Spectators can check out the North American premiere of Shuji Onodera’s Spectator at Japan Society on November 13 & 14. The multimedia dance-theater work was developed out of Tokyo workshops with deaf students, two of whom (Maki Yamada and Mai Nagumo) are part of the cast, along with Naoya Oda from Butoh company Dairakudakan. Spectator, choreographed by Company Derashinera director Onodera, consists of lighthearted vignettes that include a woman manipulating tiny chairs that are echoed by performers in regular-size chairs, Japanese text projected in word bubbles on a screen, and a man and a woman playing with a small ball. The November 13 performance will be followed by a reception with the artists.

WUNDERBAUM: LOOKING FOR PAUL

(photo by  Steven A. Gunther)

Wunderbaum makes its New York debut with work examining controversial public art project by Paul McCarthy (photo by Steven A. Gunther)

New York Live Arts
Bessie Schönberg Theater
219 West 19th St. between Seventh & Eighth Aves.
November 11-14, $15-$35, 7:30
212-691-6500
www.newyorklivearts.org
thenewforest.nl

In 2001, controversial Utah-born, California-based artist Paul McCarthy was commissioned by Rotterdam to make a public sculpture for Shouwburgplein, or Theater Square. However, the city ultimately rejected McCarthy’s work, a giant Santa Claus holding a rather phallic pine tree that soon became known as “Kabouter Buttplug,” or “Buttplug Gnome.” The sculpture was moved several times before finally parading into its new home in the Eendrachtsplein. The eco-conscious Dutch-Flemish collective Wunderbaum examines the controversy, and public art in general, in the multimedia Looking for Paul, which is having its New York premiere November 11-14 at New York Live Arts.
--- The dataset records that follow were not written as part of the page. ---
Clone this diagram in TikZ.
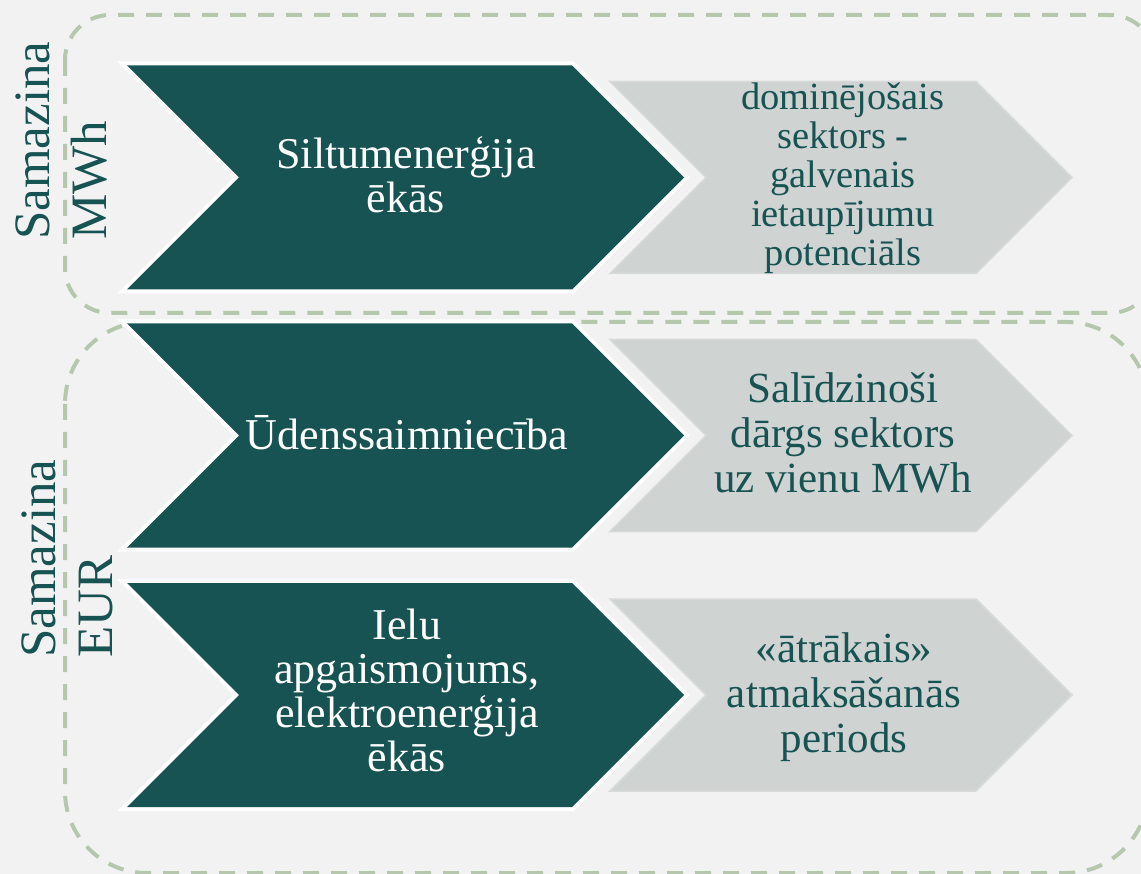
\documentclass[tikz,border=0pt]{standalone}
\usepackage{fontspec}
\setmainfont{Liberation Serif}
\definecolor{bg}{HTML}{F2F2F2}
\definecolor{dk}{HTML}{175352}
\definecolor{lt}{HTML}{CFD3D2}
\definecolor{lte}{HTML}{D7DAD8}
\definecolor{dsh}{HTML}{B5C8AE}
\tikzset{
  darkchev/.style={fill=dk},
  lightchev/.style={fill=lt, draw=lte, line width=1.5pt, line join=miter},
  whiteedge/.style={draw=white, line width=8pt, line join=miter},
  grp/.style={draw=dsh, line width=4pt, dash pattern=on 16pt off 12pt},
  dtext/.style={text=white, align=center, inner sep=0pt, font=\fontsize{44}{44}\selectfont},
  ltext/.style={text=dk, align=center, inner sep=0pt, font=\fontsize{43}{45}\selectfont},
  stext/.style={text=dk, align=center, inner sep=0pt, font=\fontsize{38.5}{39}\selectfont},
  side/.style={text=dk, rotate=90, anchor=base west, inner sep=0pt, font=\fontsize{51}{57}\selectfont},
}
\begin{document}
\begin{tikzpicture}[x=1pt,y=-1pt]
\fill[bg] (0,0) rectangle (1141,874);
\useasboundingbox (0,0) rectangle (1141,874);
% group frames
\draw[grp, rounded corners=45pt] (65,15) rectangle (1155,313);
\draw[grp, rounded corners=82pt] (65,322) rectangle (1148,873);
% chevrons
\foreach \c in {177.5,435.5,695}{
  \path[whiteedge] (127,{\c-112}) -- (572,{\c-112}) -- (684,\c) -- (572,{\c+112}) -- (127,{\c+112}) -- (239,\c) -- cycle;
  \fill[darkchev] (127,{\c-112}) -- (572,{\c-112}) -- (684,\c) -- (572,{\c+112}) -- (127,{\c+112}) -- (239,\c) -- cycle;
  \path[lightchev] (610,{\c-96}) -- (976,{\c-96}) -- (1072,\c) -- (976,{\c+96}) -- (610,{\c+96}) -- (706,\c) -- cycle;
}
% texts
\node[dtext] (d1) at (406,181) {\strut Siltumenerģija\\ ēkās\strut};
\node[dtext] (d2) at (407,439) {\strut Ūdenssaimniecība\strut};
\node[dtext] (d3) at (407,697) {\strut Ielu\\ apgaismojums,\\ elektroenerģija\\ ēkās\strut};
\node[stext] (g1) at (843,180) {\strut dominējošais\\ sektors -\\ galvenais\\ ietaupījumu\\ potenciāls\strut};
\node[ltext] (g2) at (843,439) {\strut Salīdzinoši\\ dārgs sektors\\ uz vienu MWh\strut};
\node[ltext] (g3) at (844,698) {\strut «ātrākais»\\ atmaksāšanās\\ periods\strut};
% side labels
\node[side] (s1a) at (49,240) {Samazina};
\node[side] (s1b) at (106,240) {MWh};
\node[side] (s2a) at (55,658) {Samazina};
\node[side] (s2b) at (112,658) {EUR};
\end{tikzpicture}
\end{document}
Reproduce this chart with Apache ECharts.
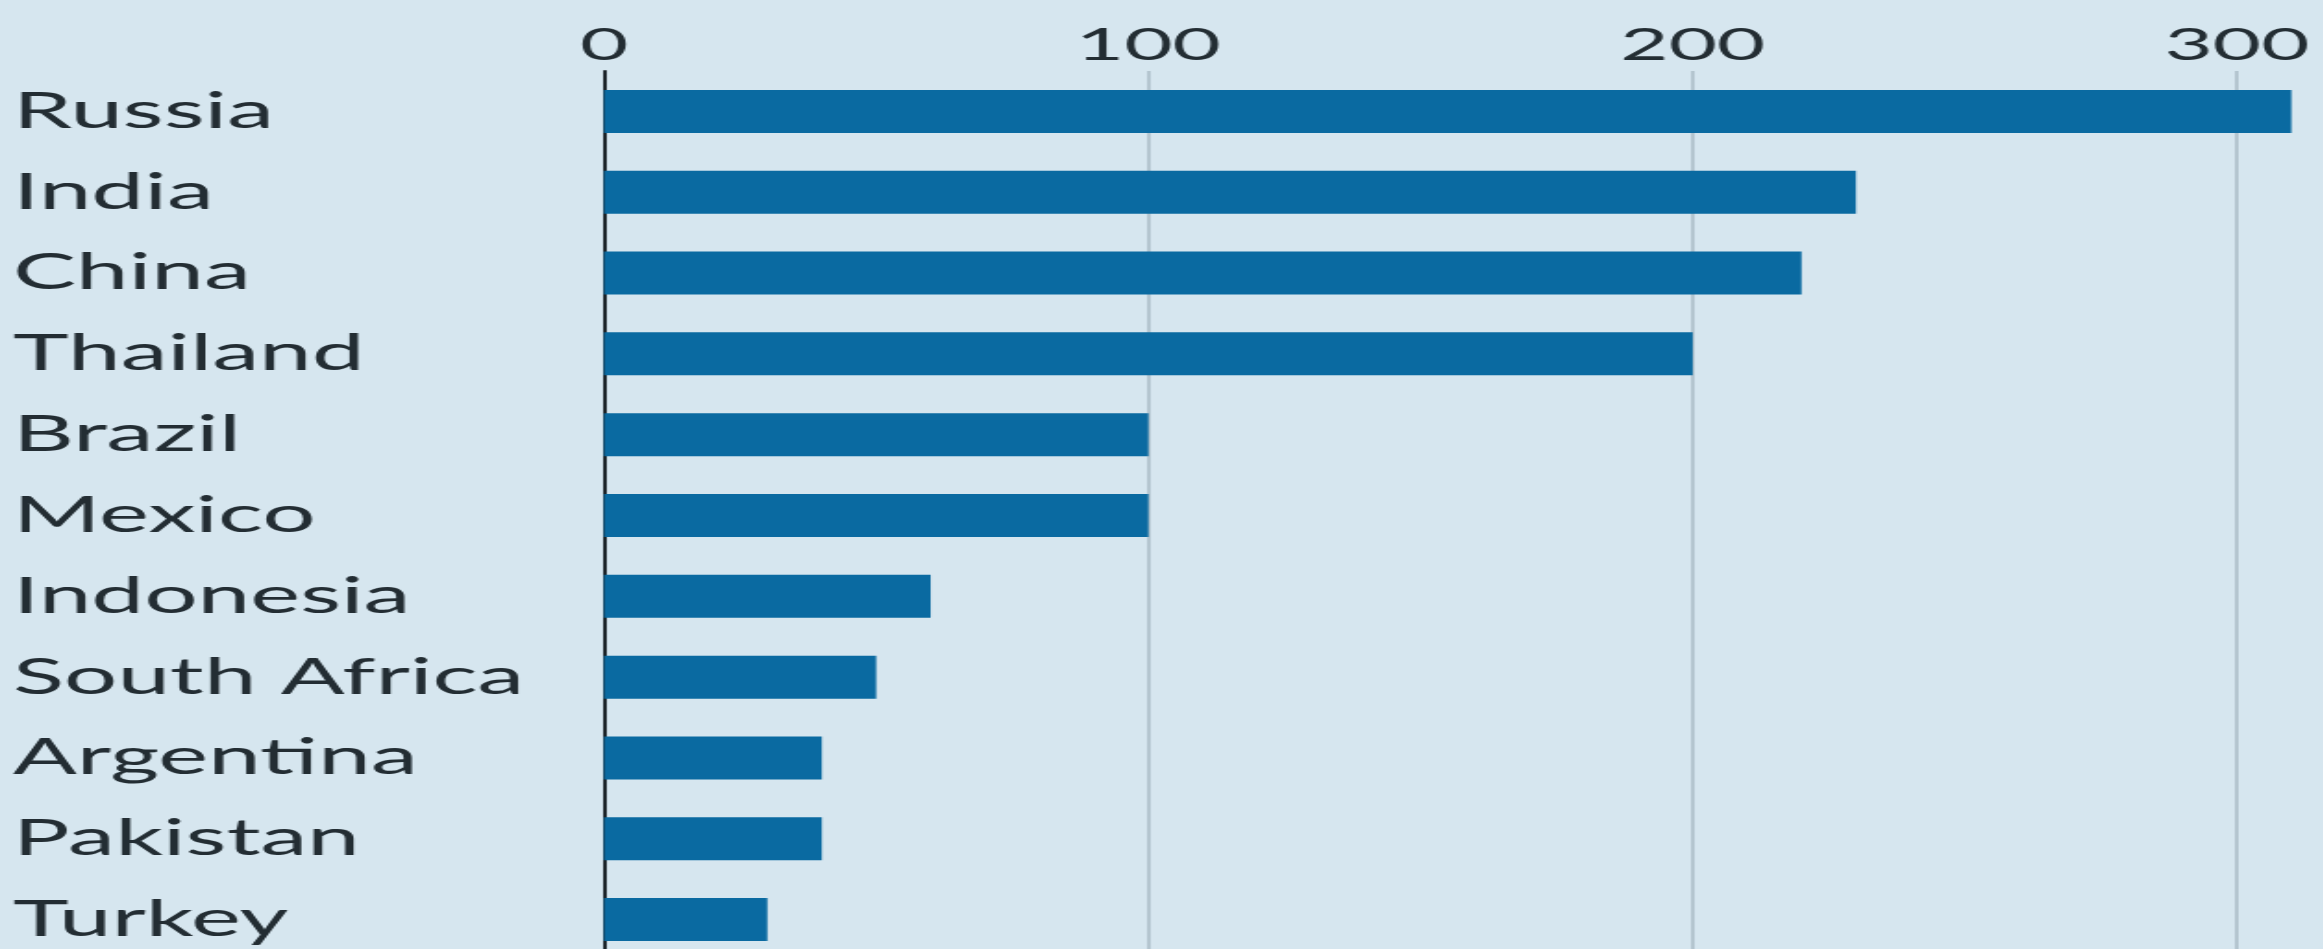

In the piece, bookstore owner Inez van Dam has no appreciation for “Kabouter Buttplug,” so she decides to do something about it, going out to Los Angeles to confront McCarthy, who is rather familiar with confrontation. Looking for Paul features actors and creators Walter Bart, Inez van Dam, Matijs Jansen, Maartje Remmers, Marleen Scholten, and guest Daniel Frankl, with design by Maarten van Otterdijk.